Is this evidence of a terrorist conspiracy with al-Awlaki at the center? Perhaps more evidence will surface, but it seems to be another case of reversing cause and effect. Acts of violence are in response to the humiliation and hatred some people feel towards occupation, killing of innocents, night raids and drone attacks. The rage cannot be quenched by targeting and killing alleged leaders who, in the end, are replaced by others. According to the FOX News account, al-Awlaki was "not believed to be an operational leader, but a spokesman." Al-Awlaki denied that he had instructed Hasan to carry out the Fort Hood shootings but thought they were heroic. TheNew York Times reported that while al-Awlaki "denounced the September 11 attacks," he became a "dangerous radicalizing force," who issued "eerily calm justifications for violence," which grew "steadily more approving of anti-Western violence," especially after being imprisoned in Yemen in 2006 and 2007. (New York Times, October 1, 2011)
Every American adult knows what an armed conflict is. The U.S. is engaged in armed conflict in Afghanistan and Libya. It engaged in combat in Iraq from 2003-2011. Thus, every American knows that the U.S. is not engaged in an armed conflict in Yemen -- not a real armed conflict. Nevertheless, President Obama placed an American citizen in Yemen on a kill list. Anwar al-Awlaki and several other people were killed on September 20 by a "barrage" of missiles launched from drones operated by the CIA.
The president and his officials know that it is unlawful to kill persons in this way outside of armed conflict hostilities.
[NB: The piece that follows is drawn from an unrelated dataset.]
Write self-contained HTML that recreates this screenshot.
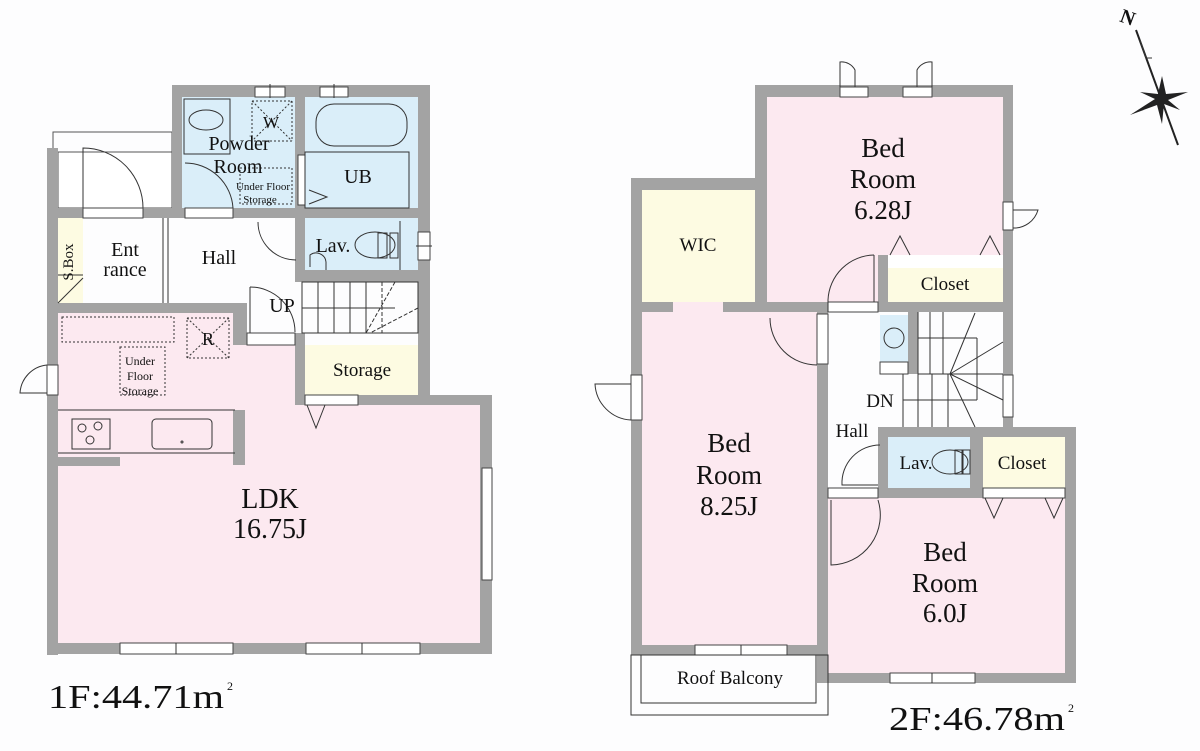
<!DOCTYPE html>
<html><head><meta charset="utf-8"><style>
html,body{margin:0;padding:0;background:#fdfdfe;}
svg{display:block}
text{font-family:"Liberation Serif",serif;fill:#111;}
</style></head><body>
<svg width="1200" height="751" viewBox="0 0 1200 751" xmlns="http://www.w3.org/2000/svg">
<rect width="1200" height="751" fill="#fdfdfe"/>
<g stroke="none">
<rect x="182" y="97" width="113" height="111" fill="#daeef9"/>
<rect x="305" y="97" width="113" height="111" fill="#daeef9"/>
<rect x="305" y="218" width="113" height="52" fill="#daeef9"/>
<rect x="58" y="218" width="25" height="85" fill="#fdfbe2"/>
<rect x="305" y="345" width="113" height="50" fill="#fdfbe2"/>
<polygon points="58,313 233,313 233,345 295,345 295,405 482,405 482,643 58,643" fill="#fce9f0"/>
</g>
<rect x="53" y="132" width="119" height="76" fill="none" stroke="#555" stroke-width="1"/>
<rect x="58" y="152" width="114" height="56" fill="#fff" stroke="#555" stroke-width="1"/>
<path d="M83,208 L83,148 A60,60 0 0 1 143,208" fill="none" stroke="#333" stroke-width="1"/>
<g fill="#a3a3a3">
<rect x="47" y="148" width="11" height="507"/>
<rect x="172" y="85" width="10" height="133"/>
<rect x="172" y="85" width="258" height="12"/>
<rect x="418" y="85" width="12" height="320"/>
<rect x="295" y="97" width="10" height="185"/>
<rect x="47" y="208" width="383" height="10"/>
<rect x="295" y="270" width="135" height="12"/>
<rect x="47" y="303" width="193" height="10"/>
<rect x="233" y="303" width="14" height="42"/>
<rect x="295" y="333" width="10" height="72"/>
<rect x="295" y="395" width="197" height="10"/>
<rect x="480" y="395" width="12" height="258"/>
<rect x="47" y="643" width="445" height="11"/>
<rect x="233" y="410" width="12" height="55"/>
<rect x="58" y="457" width="62" height="9"/>
</g>
<g fill="#fff" stroke="#444" stroke-width="1">
<rect x="83" y="208" width="60" height="10"/>
<rect x="185" y="208" width="48" height="10"/>
<rect x="298" y="155" width="7" height="50"/>
<rect x="255" y="87" width="30" height="10"/>
<rect x="320" y="87" width="28" height="10"/>
<rect x="418" y="232" width="12" height="28"/>
<rect x="47" y="365" width="11" height="30"/>
<rect x="305" y="395" width="53" height="10"/>
<rect x="120" y="643" width="113" height="11"/>
<rect x="306" y="643" width="114" height="11"/>
<rect x="482" y="468" width="10" height="112"/>
<rect x="247" y="333" width="48" height="12"/>
</g>
<g stroke="#333" stroke-width="1" fill="none">
<line x1="163" y1="218" x2="163" y2="303"/><line x1="168" y1="218" x2="168" y2="303"/>
<line x1="58" y1="275" x2="83" y2="275"/><line x1="58" y1="303" x2="83" y2="278"/>
<line x1="176" y1="643" x2="176" y2="654"/><line x1="362" y1="643" x2="362" y2="654"/>
<line x1="270" y1="84" x2="270" y2="98"/><line x1="334" y1="84" x2="334" y2="98"/>
<line x1="416" y1="246" x2="432" y2="246"/>
<rect x="184" y="99" width="46" height="55"/>
<ellipse cx="206" cy="120" rx="17" ry="10"/>
<rect x="252" y="101" width="40" height="40" stroke-dasharray="2,2"/>
<line x1="252" y1="101" x2="292" y2="141" stroke-dasharray="2,2"/><line x1="292" y1="101" x2="252" y2="141" stroke-dasharray="2,2"/>
<rect x="240" y="168" width="52" height="36" stroke-dasharray="2,2"/>
<path d="M185,163 A48,48 0 0 1 233,208"/>
<rect x="316" y="104" width="91" height="42" rx="18"/>
<rect x="305" y="152" width="104" height="56"/>
<polyline points="309,190 327,197 309,204"/>
<path d="M258,222 A38,38 0 0 0 296,260"/>
<ellipse cx="375" cy="245" rx="20" ry="13"/>
<rect x="378" y="233" width="9" height="25"/><rect x="390" y="233" width="8" height="25"/>
<line x1="400" y1="221" x2="400" y2="270"/>
<path d="M310,267 L310,255 A10,10 0 0 1 326,262 L326,270"/>
<rect x="302" y="282" width="116" height="51"/>
<line x1="302" y1="308" x2="395" y2="308"/>
<line x1="318" y1="282" x2="318" y2="333"/><line x1="334" y1="282" x2="334" y2="333"/><line x1="350" y1="282" x2="350" y2="333"/><line x1="366" y1="282" x2="366" y2="333"/><line x1="382" y1="282" x2="382" y2="333" stroke-dasharray="4,2"/>
<line x1="395" y1="282" x2="366" y2="333" stroke-dasharray="4,2"/><line x1="418" y1="308" x2="370" y2="333" stroke-dasharray="4,2"/>
<path d="M250,287 A45,45 0 0 1 295,332"/><line x1="250" y1="287" x2="250" y2="333"/>
<rect x="62" y="317" width="112" height="25" stroke-dasharray="2,2"/>
<rect x="187" y="318" width="42" height="40" stroke-dasharray="2,2"/>
<line x1="187" y1="318" x2="229" y2="358" stroke-dasharray="2,2"/><line x1="229" y1="318" x2="187" y2="358" stroke-dasharray="2,2"/>
<rect x="120" y="347" width="45" height="48" stroke-dasharray="2,2"/>
<path d="M47,365 A30,30 0 0 0 20,393 L47,393"/>
<line x1="58" y1="410" x2="235" y2="410"/>
<line x1="58" y1="453" x2="235" y2="453"/>
<rect x="72" y="419" width="38" height="30"/>
<circle cx="82" cy="428" r="4"/><circle cx="98" cy="426" r="4"/><circle cx="90" cy="440" r="4"/>
<rect x="152" y="419" width="60" height="30" rx="4"/>
<circle cx="182" cy="442" r="1"/>
<polyline points="307,405 316,428 325,405"/>
</g>
<g text-anchor="middle">
<text x="239" y="150" font-size="20">Powder</text>
<text x="238" y="173" font-size="20">Room</text>
<text x="263" y="190" font-size="11">Under Floor</text>
<text x="260" y="203" font-size="11">Storage</text>
<text x="271" y="128" font-size="17">W</text>
<text x="358" y="183" font-size="20">UB</text>
<text x="125" y="256" font-size="20">Ent</text>
<text x="125" y="276" font-size="20">rance</text>
<text x="219" y="264" font-size="20">Hall</text>
<text x="333" y="252" font-size="20">Lav.</text>
<text x="282" y="312" font-size="20">UP</text>
<text x="208" y="345" font-size="18">R</text>
<text x="140" y="365" font-size="12">Under</text>
<text x="140" y="380" font-size="12">Floor</text>
<text x="140" y="395" font-size="12">Storage</text>
<text x="362" y="376" font-size="19">Storage</text>
<text x="270" y="508" font-size="28">LDK</text>
<text x="270" y="538" font-size="28">16.75J</text>
</g>
<text x="73" y="262" font-size="15" transform="rotate(-90 73 262)" text-anchor="middle">S.Box</text>
<text x="48" y="708" font-size="34" textLength="176" lengthAdjust="spacingAndGlyphs">1F:44.71m</text>
<text x="227" y="690" font-size="12">2</text>

<g stroke="none">
<rect x="642" y="190" width="113" height="112" fill="#fdfbe2"/>
<rect x="767" y="97" width="236" height="205" fill="#fce9f0"/>
<rect x="828" y="255" width="50" height="50" fill="#fce9f0"/>
<rect x="888" y="255" width="115" height="47" fill="#fff"/>
<rect x="888" y="268" width="115" height="34" fill="#fdfbe2"/>
<rect x="642" y="302" width="175" height="343" fill="#fce9f0"/>
<rect x="888" y="437" width="82" height="51" fill="#daeef9"/>
<rect x="983" y="437" width="82" height="51" fill="#fdfbe2"/>
<rect x="828" y="498" width="237" height="175" fill="#fce9f0"/>
<rect x="880" y="315" width="28" height="47" fill="#daeef9"/>
</g>
<g fill="#a3a3a3">
<rect x="631" y="178" width="11" height="477"/>
<rect x="631" y="178" width="136" height="12"/>
<rect x="755" y="85" width="12" height="227"/>
<rect x="755" y="85" width="258" height="12"/>
<rect x="1003" y="85" width="10" height="350"/>
<rect x="631" y="302" width="42" height="10"/>
<rect x="723" y="302" width="105" height="10"/>
<rect x="878" y="255" width="10" height="57"/>
<rect x="878" y="302" width="135" height="10"/>
<rect x="817" y="302" width="11" height="381"/>
<rect x="631" y="645" width="197" height="10"/>
<rect x="878" y="427" width="197" height="10"/>
<rect x="878" y="427" width="10" height="71"/>
<rect x="970" y="437" width="13" height="61"/>
<rect x="828" y="488" width="247" height="10"/>
<rect x="1065" y="427" width="11" height="256"/>
<rect x="817" y="673" width="259" height="10"/>
<rect x="908" y="312" width="10" height="62"/>
</g>
<g fill="#fff" stroke="#444" stroke-width="1">
<rect x="840" y="87" width="28" height="10"/>
<rect x="903" y="87" width="29" height="10"/>
<rect x="1003" y="202" width="10" height="28"/>
<rect x="1003" y="375" width="10" height="42"/>
<rect x="631" y="375" width="11" height="45"/>
<rect x="817" y="314" width="11" height="50"/>
<rect x="828" y="488" width="50" height="10"/>
<rect x="983" y="488" width="82" height="10"/>
<rect x="695" y="645" width="92" height="10"/>
<rect x="890" y="673" width="85" height="10"/>
<rect x="828" y="302" width="50" height="10"/>
<rect x="880" y="362" width="28" height="12"/>
</g>
<g stroke="#333" stroke-width="1" fill="none">
<path d="M840,87 L840,62 A15,15 0 0 1 855,70 L855,87"/>
<path d="M932,87 L932,62 A15,15 0 0 0 917,70 L917,87"/>
<path d="M1013,210 L1038,210 A25,25 0 0 1 1013,228"/>
<path d="M631,384 L595,384 A38,38 0 0 0 631,420"/>
<path d="M770,318 A47,47 0 0 0 817,365"/>
<path d="M874,255 A47,47 0 0 0 828,300 L828,312"/>
<line x1="874" y1="255" x2="874" y2="302"/>
<polyline points="890,255 900,236 910,255"/><polyline points="980,255 990,236 1000,255"/>
<line x1="741" y1="645" x2="741" y2="655"/><line x1="932" y1="673" x2="932" y2="683"/>
<circle cx="894" cy="338" r="10"/>
<line x1="918" y1="312" x2="918" y2="374"/>
<line x1="930" y1="312" x2="930" y2="374"/><line x1="943" y1="312" x2="943" y2="374"/>
<line x1="918" y1="338" x2="977" y2="338"/><line x1="977" y1="338" x2="977" y2="400"/>
<line x1="918" y1="374" x2="1003" y2="374"/>
<line x1="903" y1="374" x2="903" y2="427"/>
<line x1="918" y1="374" x2="918" y2="427"/><line x1="932" y1="374" x2="932" y2="427"/><line x1="948" y1="374" x2="948" y2="427"/>
<line x1="903" y1="400" x2="977" y2="400"/>
<line x1="950" y1="374" x2="975" y2="313"/><line x1="950" y1="374" x2="1003" y2="342"/><line x1="950" y1="374" x2="1003" y2="400"/><line x1="950" y1="374" x2="975" y2="427"/>
<path d="M880,445 A38,38 0 0 0 842,485 L878,485"/>
<ellipse cx="950" cy="462" rx="18" ry="12"/>
<rect x="955" y="450" width="7" height="24"/><rect x="963" y="450" width="7" height="24"/>
<path d="M831,500 L831,565 A50,50 0 0 0 878,500"/>
<polyline points="985,498 994,518 1003,498"/><polyline points="1045,498 1054,518 1063,498"/>
<rect x="631" y="655" width="197" height="60"/>
<rect x="641" y="655" width="175" height="48"/>
<line x1="1136" y1="30" x2="1178" y2="145" stroke="#222" stroke-width="2"/>
<polyline points="1140,40 1146,58 1152,58"/>
</g>
<polygon fill="#222" points="1162,76 1166,94 1188,92 1168,100 1180,110 1164,104 1162,124 1157,105 1130,115 1155,99 1140,92 1158,94" />
<text x="1128" y="24" font-size="20" font-weight="bold" text-anchor="middle" transform="rotate(20 1128 17)">N</text>
<g text-anchor="middle">
<text x="698" y="251" font-size="19">WIC</text>
<text x="883" y="157" font-size="27">Bed</text>
<text x="883" y="188" font-size="27">Room</text>
<text x="883" y="219" font-size="27">6.28J</text>
<text x="945" y="290" font-size="19">Closet</text>
<text x="729" y="452" font-size="27">Bed</text>
<text x="729" y="484" font-size="27">Room</text>
<text x="729" y="515" font-size="27">8.25J</text>
<text x="880" y="407" font-size="19">DN</text>
<text x="852" y="437" font-size="19">Hall</text>
<text x="916" y="469" font-size="19">Lav.</text>
<text x="1022" y="469" font-size="19">Closet</text>
<text x="945" y="561" font-size="27">Bed</text>
<text x="945" y="592" font-size="27">Room</text>
<text x="945" y="622" font-size="27">6.0J</text>
<text x="730" y="684" font-size="19">Roof Balcony</text>
</g>
<text x="889" y="730" font-size="34" textLength="176" lengthAdjust="spacingAndGlyphs">2F:46.78m</text>
<text x="1068" y="712" font-size="12">2</text>
</svg>
</body></html>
So they have been asserting the U.S. is in a worldwide "armed conflict with al Qaeda, the Taliban and associated forces." This assertion defies common sense. So officials also assert we have a right to kill persons who pose an "imminent" threat under the law of self-defense. In fact, the law of self-defense, found in the U.N. Charter, permits force in self-defense on the territory of a state if the state is responsible for a significant armed attack. Yemen is not responsible for any significant armed attacks.
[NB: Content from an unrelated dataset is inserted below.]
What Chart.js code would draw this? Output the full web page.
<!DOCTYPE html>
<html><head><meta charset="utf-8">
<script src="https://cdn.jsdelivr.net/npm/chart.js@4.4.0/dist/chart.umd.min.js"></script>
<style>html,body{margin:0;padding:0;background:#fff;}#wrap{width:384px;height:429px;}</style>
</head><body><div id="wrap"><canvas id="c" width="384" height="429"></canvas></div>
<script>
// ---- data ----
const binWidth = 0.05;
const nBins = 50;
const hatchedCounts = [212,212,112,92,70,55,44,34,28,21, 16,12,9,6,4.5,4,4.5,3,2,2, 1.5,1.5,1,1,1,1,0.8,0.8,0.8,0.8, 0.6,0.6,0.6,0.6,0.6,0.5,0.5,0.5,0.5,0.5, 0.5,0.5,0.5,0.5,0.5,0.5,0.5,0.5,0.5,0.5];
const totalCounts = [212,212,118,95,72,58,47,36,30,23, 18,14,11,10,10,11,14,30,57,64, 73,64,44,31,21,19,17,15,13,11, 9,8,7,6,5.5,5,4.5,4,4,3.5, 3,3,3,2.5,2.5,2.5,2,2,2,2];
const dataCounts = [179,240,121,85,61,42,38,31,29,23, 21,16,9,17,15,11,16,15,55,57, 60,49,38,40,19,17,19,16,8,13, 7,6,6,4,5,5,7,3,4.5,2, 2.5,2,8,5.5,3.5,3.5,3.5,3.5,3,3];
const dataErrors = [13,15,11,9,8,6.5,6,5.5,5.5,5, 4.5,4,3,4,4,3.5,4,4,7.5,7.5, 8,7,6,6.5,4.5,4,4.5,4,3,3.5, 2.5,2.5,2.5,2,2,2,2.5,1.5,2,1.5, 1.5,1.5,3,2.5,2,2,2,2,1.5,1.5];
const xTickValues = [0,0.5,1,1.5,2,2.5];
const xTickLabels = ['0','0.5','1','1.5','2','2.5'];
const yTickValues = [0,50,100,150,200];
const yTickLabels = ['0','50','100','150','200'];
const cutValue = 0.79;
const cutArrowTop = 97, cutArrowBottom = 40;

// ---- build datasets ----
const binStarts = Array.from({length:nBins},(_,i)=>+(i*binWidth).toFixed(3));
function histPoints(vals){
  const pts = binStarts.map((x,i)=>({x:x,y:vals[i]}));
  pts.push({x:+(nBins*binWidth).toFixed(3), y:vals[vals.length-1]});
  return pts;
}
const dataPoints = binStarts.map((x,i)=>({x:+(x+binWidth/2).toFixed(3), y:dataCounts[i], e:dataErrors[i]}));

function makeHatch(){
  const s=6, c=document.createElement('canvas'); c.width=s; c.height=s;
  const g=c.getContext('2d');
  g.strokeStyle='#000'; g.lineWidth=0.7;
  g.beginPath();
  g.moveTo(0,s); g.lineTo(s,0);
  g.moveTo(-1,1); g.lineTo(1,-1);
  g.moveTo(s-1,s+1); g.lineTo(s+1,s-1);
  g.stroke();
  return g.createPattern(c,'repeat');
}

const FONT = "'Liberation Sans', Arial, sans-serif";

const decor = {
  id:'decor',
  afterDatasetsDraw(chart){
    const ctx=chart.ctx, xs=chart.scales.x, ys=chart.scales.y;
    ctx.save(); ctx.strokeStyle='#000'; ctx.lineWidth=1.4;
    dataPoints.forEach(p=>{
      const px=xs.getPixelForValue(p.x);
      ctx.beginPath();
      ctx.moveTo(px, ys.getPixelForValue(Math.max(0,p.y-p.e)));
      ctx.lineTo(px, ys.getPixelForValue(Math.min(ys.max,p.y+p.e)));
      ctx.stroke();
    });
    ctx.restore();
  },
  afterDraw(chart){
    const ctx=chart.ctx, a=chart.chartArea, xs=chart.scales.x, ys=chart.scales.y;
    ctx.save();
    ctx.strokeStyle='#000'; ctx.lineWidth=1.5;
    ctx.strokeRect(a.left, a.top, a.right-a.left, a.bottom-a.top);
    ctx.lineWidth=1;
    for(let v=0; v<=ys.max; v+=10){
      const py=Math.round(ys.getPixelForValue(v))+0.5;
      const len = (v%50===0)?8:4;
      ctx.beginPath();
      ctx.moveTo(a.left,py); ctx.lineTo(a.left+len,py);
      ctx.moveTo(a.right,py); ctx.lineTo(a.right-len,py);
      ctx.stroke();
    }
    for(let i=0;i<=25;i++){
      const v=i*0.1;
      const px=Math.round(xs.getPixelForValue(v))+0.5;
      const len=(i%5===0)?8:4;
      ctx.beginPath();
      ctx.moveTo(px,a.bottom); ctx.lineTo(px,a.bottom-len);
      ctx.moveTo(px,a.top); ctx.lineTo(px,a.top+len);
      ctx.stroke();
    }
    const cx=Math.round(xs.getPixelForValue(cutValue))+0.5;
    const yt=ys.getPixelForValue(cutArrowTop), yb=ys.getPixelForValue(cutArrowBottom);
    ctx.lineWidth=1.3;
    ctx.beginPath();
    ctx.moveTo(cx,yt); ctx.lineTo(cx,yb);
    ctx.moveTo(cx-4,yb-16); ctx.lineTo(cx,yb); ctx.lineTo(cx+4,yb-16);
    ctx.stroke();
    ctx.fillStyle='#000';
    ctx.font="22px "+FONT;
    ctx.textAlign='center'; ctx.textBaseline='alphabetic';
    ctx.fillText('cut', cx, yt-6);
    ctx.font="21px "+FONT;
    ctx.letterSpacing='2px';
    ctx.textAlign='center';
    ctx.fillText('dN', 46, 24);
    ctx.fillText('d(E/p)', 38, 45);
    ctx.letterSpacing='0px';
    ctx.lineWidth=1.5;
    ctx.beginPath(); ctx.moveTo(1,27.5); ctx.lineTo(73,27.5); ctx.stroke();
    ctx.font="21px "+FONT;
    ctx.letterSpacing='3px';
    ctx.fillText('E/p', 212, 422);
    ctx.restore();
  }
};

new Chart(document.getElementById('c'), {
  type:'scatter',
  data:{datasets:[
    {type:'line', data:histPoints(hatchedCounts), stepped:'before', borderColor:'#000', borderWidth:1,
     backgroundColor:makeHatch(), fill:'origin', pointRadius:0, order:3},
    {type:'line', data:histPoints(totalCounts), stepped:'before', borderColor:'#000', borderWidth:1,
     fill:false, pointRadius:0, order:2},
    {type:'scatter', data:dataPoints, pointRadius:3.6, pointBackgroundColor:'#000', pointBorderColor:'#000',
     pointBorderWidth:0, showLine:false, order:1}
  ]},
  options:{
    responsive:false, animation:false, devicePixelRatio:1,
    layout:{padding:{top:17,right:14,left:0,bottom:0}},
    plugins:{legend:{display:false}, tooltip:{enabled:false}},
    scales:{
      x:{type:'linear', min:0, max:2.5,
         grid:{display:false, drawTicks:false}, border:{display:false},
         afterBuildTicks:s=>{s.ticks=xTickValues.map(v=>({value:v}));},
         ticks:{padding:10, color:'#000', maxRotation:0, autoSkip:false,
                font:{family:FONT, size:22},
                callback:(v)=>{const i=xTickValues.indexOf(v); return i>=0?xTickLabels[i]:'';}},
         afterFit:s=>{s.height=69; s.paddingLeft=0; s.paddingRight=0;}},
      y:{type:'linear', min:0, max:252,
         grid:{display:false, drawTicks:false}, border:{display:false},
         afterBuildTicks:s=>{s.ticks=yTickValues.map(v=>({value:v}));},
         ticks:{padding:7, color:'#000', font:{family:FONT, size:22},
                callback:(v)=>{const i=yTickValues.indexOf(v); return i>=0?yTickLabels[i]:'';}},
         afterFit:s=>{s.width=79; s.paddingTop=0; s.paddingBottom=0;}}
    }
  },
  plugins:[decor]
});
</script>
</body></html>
So are we seeing a repeat of the famous "torture memo" strategy? Arguments are being asserted that are just plausible enough to keep Congress, the courts and U.S. allies at bay so targeted killing can continue. Where we once debated the legality, morality and effectiveness of "harsh interrogation methods", we now discuss the legality of intentionally killing of suspected terrorists far from any actual armed conflict hostilities. In other words, the end justifies the means, especially with a plausible-sounding legal cover story.